_Material_:
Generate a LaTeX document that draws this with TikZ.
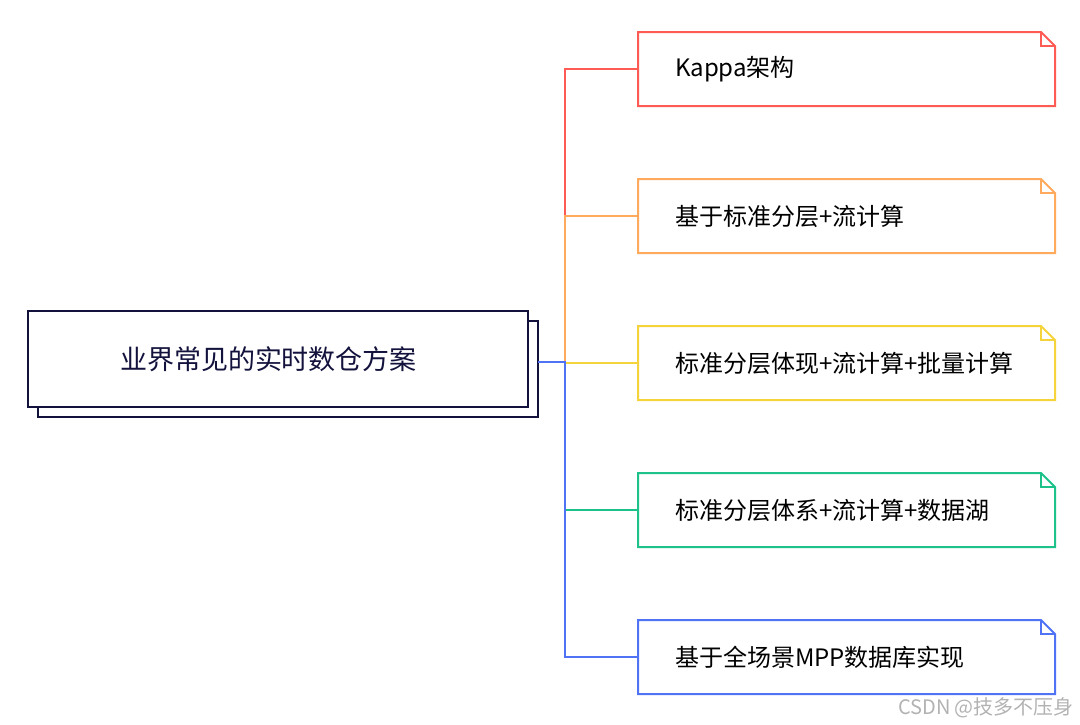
\documentclass[tikz,border=0pt]{standalone}
\usepackage{fontspec}
\setmainfont{Noto Sans CJK SC}
\usetikzlibrary{shadows}
\definecolor{navy}{HTML}{13123D}
\definecolor{kred}{HTML}{FF5B55}
\definecolor{korange}{HTML}{FFAA5C}
\definecolor{kyellow}{HTML}{F5D33A}
\definecolor{kgreen}{HTML}{1DC28B}
\definecolor{kblue}{HTML}{5073F6}
\begin{document}
\begin{tikzpicture}[x=1pt,y=-1pt,line width=2pt,line join=miter,
	rootbox/.style={draw=navy,fill=white,text=navy,minimum height=96pt,inner xsep=92pt,
		text width=316pt,align=left,font=\fontsize{27}{30}\selectfont,
		copy shadow={shadow xshift=10pt,shadow yshift=-10pt}},
	notebox/.style={anchor=west,outer sep=0pt,minimum height=74pt,inner xsep=37pt,
		text width=343pt,align=left,font=\fontsize{24}{28}\selectfont}]
\useasboundingbox (0,0) rectangle (1080,724);
\node[rootbox] (root) at (278,359) {业界常见的实时数仓方案};
\coordinate (rootout) at (538,362);
\coordinate (hub) at (565,362);
\foreach \i/\c/\y/\t in {1/kred/69/Kappa架构, 2/korange/216/基于标准分层+流计算,
	3/kyellow/363/标准分层体现+流计算+批量计算, 4/kgreen/510/标准分层体系+流计算+数据湖,
	5/kblue/657/基于全场景MPP数据库实现} {
	\node[notebox] (n\i) at (638,\y) {\t};
	\draw[\c] (n\i.north west) -- ([xshift=-14pt]n\i.north east) -- ([yshift=-14pt]n\i.north east)
		-- (n\i.south east) -- (n\i.south west) -- cycle;
	\draw[\c] ([xshift=-14pt]n\i.north east) |- ([yshift=-14pt]n\i.north east);
	\draw[\c] (rootout) -- (hub) |- (n\i.west);
}
\node[text=black!30,font=\fontsize{20}{22}\selectfont] (mark) at (986,708) {CSDN @技多不压身};
\end{tikzpicture}
\end{document}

_Exercise directions_: Could you repeat all of the material exactly? Pictures should not be copied.

_Written response_:
Generate a LaTeX document that draws this with TikZ.
\documentclass[tikz,border=0pt]{standalone}
\usepackage{fontspec}
\setmainfont{Noto Sans CJK SC}
\usetikzlibrary{shadows}
\definecolor{navy}{HTML}{13123D}
\definecolor{kred}{HTML}{FF5B55}
\definecolor{korange}{HTML}{FFAA5C}
\definecolor{kyellow}{HTML}{F5D33A}
\definecolor{kgreen}{HTML}{1DC28B}
\definecolor{kblue}{HTML}{5073F6}
\begin{document}
\begin{tikzpicture}[x=1pt,y=-1pt,line width=2pt,line join=miter,
	rootbox/.style={draw=navy,fill=white,text=navy,minimum height=96pt,inner xsep=92pt,
		text width=316pt,align=left,font=\fontsize{27}{30}\selectfont,
		copy shadow={shadow xshift=10pt,shadow yshift=-10pt}},
	notebox/.style={anchor=west,outer sep=0pt,minimum height=74pt,inner xsep=37pt,
		text width=343pt,align=left,font=\fontsize{24}{28}\selectfont}]
\useasboundingbox (0,0) rectangle (1080,724);
\node[rootbox] (root) at (278,359) {业界常见的实时数仓方案};
\coordinate (rootout) at (538,362);
\coordinate (hub) at (565,362);
\foreach \i/\c/\y/\t in {1/kred/69/Kappa架构, 2/korange/216/基于标准分层+流计算,
	3/kyellow/363/标准分层体现+流计算+批量计算, 4/kgreen/510/标准分层体系+流计算+数据湖,
	5/kblue/657/基于全场景MPP数据库实现} {
	\node[notebox] (n\i) at (638,\y) {\t};
	\draw[\c] (n\i.north west) -- ([xshift=-14pt]n\i.north east) -- ([yshift=-14pt]n\i.north east)
		-- (n\i.south east) -- (n\i.south west) -- cycle;
	\draw[\c] ([xshift=-14pt]n\i.north east) |- ([yshift=-14pt]n\i.north east);
	\draw[\c] (rootout) -- (hub) |- (n\i.west);
}
\node[text=black!30,font=\fontsize{20}{22}\selectfont] (mark) at (986,708) {CSDN @技多不压身};
\end{tikzpicture}
\end{document}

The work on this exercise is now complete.